ECLI:NL:RBDHA:2025:7057

Rechtbank Den Haag

Datum uitspraak
24 april 2025
Publicatiedatum
28 april 2025
Zaaknummer
NL25.7405
Instantie
Rechtbank Den Haag
Type
Uitspraak
Procedures
  • Voorlopige voorziening
Rechters
Vindplaatsen
  • Rechtspraak.nl
AI samenvatting door LexboostAutomatisch gegenereerd

Afwijzing verzoek om voorlopige voorziening in asielzaak na afwijzing verblijfsvergunning

In deze zaak heeft de verzoeker, vertegenwoordigd door mr. W.A. Berghuis, een aanvraag ingediend voor een verblijfsvergunning asiel voor bepaalde tijd. De Minister van Asiel en Migratie, vertegenwoordigd door mr. K. Kanters, heeft deze aanvraag op 14 februari 2025 afgewezen, met het argument dat deze kennelijk ongegrond was. Hierop heeft de verzoeker beroep ingesteld en verzocht om een voorlopige voorziening.

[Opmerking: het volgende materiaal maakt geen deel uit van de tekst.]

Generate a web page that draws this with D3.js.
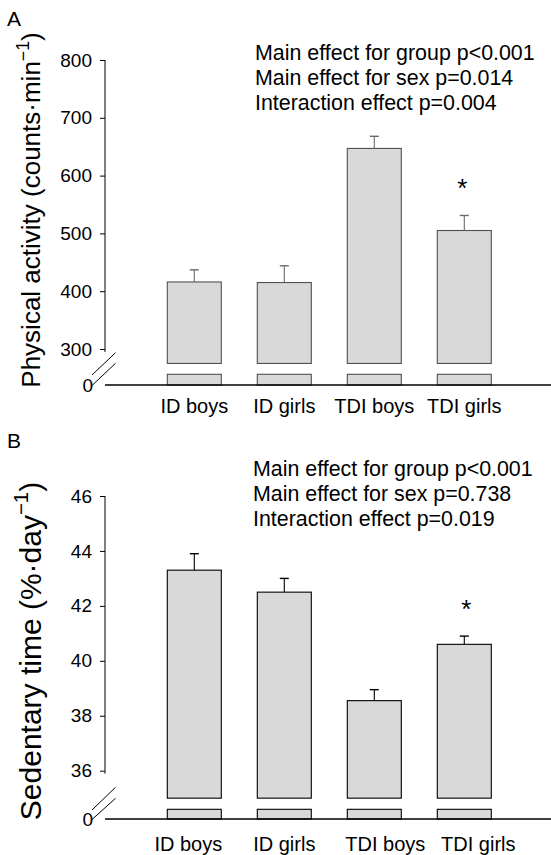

De voorzieningenrechter heeft het verzoek op 8 april 2025 behandeld, samen met de behandeling van het beroep in een andere zaak (NL25.7404). Tijdens deze zitting waren zowel de gemachtigde van de verzoeker als de gemachtigde van de minister aanwezig.

De voorzieningenrechter heeft op 24 april 2025 uitspraak gedaan in de zaak NL25.7404, waarbij het beroep van de verzoeker is behandeld. Aangezien er inmiddels een uitspraak is gedaan op het beroep, is er geen noodzaak meer voor een voorlopige voorziening. De voorzieningenrechter heeft daarom het verzoek om voorlopige voorziening afgewezen. Tevens is er geen aanleiding voor een proceskostenveroordeling. De uitspraak is gedaan door mr. G.P. Loman, in aanwezigheid van mr. B.J. van Rossum, griffier, en is openbaar gemaakt op dezelfde dag. Tegen deze uitspraak staat geen hoger beroep of verzet open.

Uitspraak

uitspraak

RECHTBANK DEN HAAG

Zittingsplaats Utrecht
Bestuursrecht
zaaknummer: NL25.7405
uitspraak van de voorzieningenrechter in de zaak tussen
[verzoeker], V-nummer: [V-nummer] , verzoeker
(gemachtigde: mr. W.A. Berghuis),
en

de Minister van Asiel en Migratie, verweerder

(gemachtigde: mr. K. Kanters).

Procesverloop

Verzoeker heeft een aanvraag ingediend tot het verlenen van een verblijfsvergunning asiel voor bepaalde tijd. De minister heeft met het bestreden besluit van 14 februari 2025 deze aanvraag in de algemene procedure afgewezen als kennelijk ongegrond. Verzoeker heeft hiertegen beroep ingesteld en de voorzieningenrechter gevraagd om een voorlopige voorziening te treffen.
De voorzieningenrechter heeft het verzoek, samen met de behandeling van het beroep in de zaak NL25.7404, op 8 april 2025 op zitting behandeld. Hieraan hebben deelgenomen: de gemachtigde van verzoeker en de gemachtigde van de minister.

Beoordeling door de voorzieningenrechter

3. Bij uitspraak van vandaag, zaaknummer NL25.7404, heeft de rechtbank uitspraak gedaan op het beroep. Een voorlopige voorziening is daarom niet meer nodig. De voorzieningenrechter wijst het verzoek om die reden af.
4. Voor een proceskostenveroordeling bestaat geen aanleiding.

Beslissing

De voorzieningenrechter wijst het verzoek om voorlopige voorziening af.
Deze uitspraak is gedaan door mr. G.P. Loman, voorzieningenrechter, in aanwezigheid van mr. B.J. van Rossum, griffier.
Uitgesproken in het openbaar en bekendgemaakt op:
24 april 2025

Tegen deze uitspraak staat geen hoger beroep of verzet open.